TIP! Read the instructions and talk the kids through with detail for the first 3-5 breaths, then simply say, “open right, inhale right, fill up right. Close right. Open left, exhale left, empty left.” Or simplify the language in your own way.

If possible, choose a quiet, calm environment.


The 5 Breath Space Maker

  1. Put away your materials and say to yourself aloud or in your head, “I am done.” Or “This is complete.”

  2. Take 5 slow, smooth, deep belly breaths.

  3. Notice what feels different. 

  4. Notice something you feel grateful for right now.

  5. Now prepare yourself for the next activity. 

Good Times 

  • Transition from one activities to the next

  • Moving from one space to another

  • Arriving in a new space


  • To help children organize their space and thoughts minds.

  • To recognize a shift from one topic to the next.

TIP! Try doing this activity for the same transition every day for two weeks. After that, challenge students to consider what other times this breathing activity would best serve them.


Hand Washing Meditation

  1. Mindfully walk to the sink: use your senses to feel your feet on the floor, your eyes to see the surroundings, your ears to hear your steps.

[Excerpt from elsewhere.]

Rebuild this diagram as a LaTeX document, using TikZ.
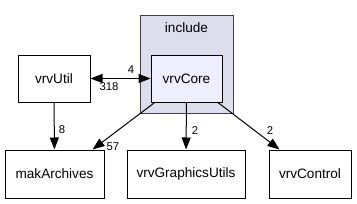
\documentclass[tikz,border=0pt]{standalone}
\usepackage{fontspec}
\setmainfont{Liberation Sans}
\usepackage{tikz}
\usetikzlibrary{arrows.meta}

\definecolor{clusterfill}{HTML}{DDDDEE}
\definecolor{clusterdraw}{HTML}{404040}
\definecolor{corefill}{HTML}{EEEEFF}

\tikzset{
  dirbox/.style={draw, line width=1pt, minimum width=#1, minimum height=47pt, inner sep=0pt,
    font=\fontsize{13.6}{16}\selectfont},
  dep/.style={line width=1pt, -{Triangle[length=12pt,width=9pt]}},
  cnt/.style={inner sep=0pt, font=\fontsize{11.3}{13}\selectfont}
}

\begin{document}
\begin{tikzpicture}[x=1pt,y=-1pt]
				\useasboundingbox (0,0) rectangle (357,204);
				% cluster
				\draw[fill=clusterfill, draw=clusterdraw, line width=1pt] (140,15) rectangle (233,113);
				\node[font=\fontsize{13.6}{16}\selectfont] (inc) at (186.5,28) {include};
				% directories
				\node[dirbox=71pt, fill=corefill] (vrvCore) at (186.5,78.5) {vrvCore};
				\node[dirbox=72pt, fill=white] (vrvUtil) at (54,78.5) {vrvUtil};
				\node[dirbox=99pt, minimum height=48pt] (makArchives) at (54.5,174) {makArchives};
				\node[dirbox=118pt, minimum height=48pt] (vrvGraphicsUtils) at (186,174) {vrvGraphicsUtils};
				\node[dirbox=82pt, minimum height=48pt] (vrvControl) at (310,174) {vrvControl};
				% dependencies
				\draw[line width=1pt, {Triangle[length=12pt,width=9pt]}-{Triangle[length=12pt,width=9pt]}] (vrvUtil) -- (vrvCore);
				\draw[dep] (vrvUtil) -- (makArchives);
				\draw[dep] (vrvCore) -- ([xshift=-12pt]makArchives.north east);
				\draw[dep] (vrvCore) -- (vrvGraphicsUtils);
				\draw[dep] (vrvCore) -- ([xshift=11pt]vrvControl.north west);
				% counts
				\node[cnt] (n4) at (131,70) {4};
				\node[cnt] (n318) at (109,87) {318};
				\node[cnt] (n8) at (62,130) {8};
				\node[cnt] (n57) at (113,147) {57};
				\node[cnt] (n2a) at (195,131) {2};
				\node[cnt] (n2b) at (270,131) {2};
			\end{tikzpicture}
\end{document}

  2. Say to yourself, “I am going to clean my hands.”

  3. Pay attention as you turn on the water. Notice the sound of the water as it flows. Wet your hands. What does it feel like? 

  4. Pump the soap into your hands. Notice the sensation of the soap on your hands.

  5. As you work your hands into a lather, stay engaged fully in this activity. Notice your breath as you continue to wash your palms, tops of hands, fingernails, wrists.

  6. When you are done, say to yourself, “My hands are clean.”

  7. Mindfully shut off the water. Dry your hands.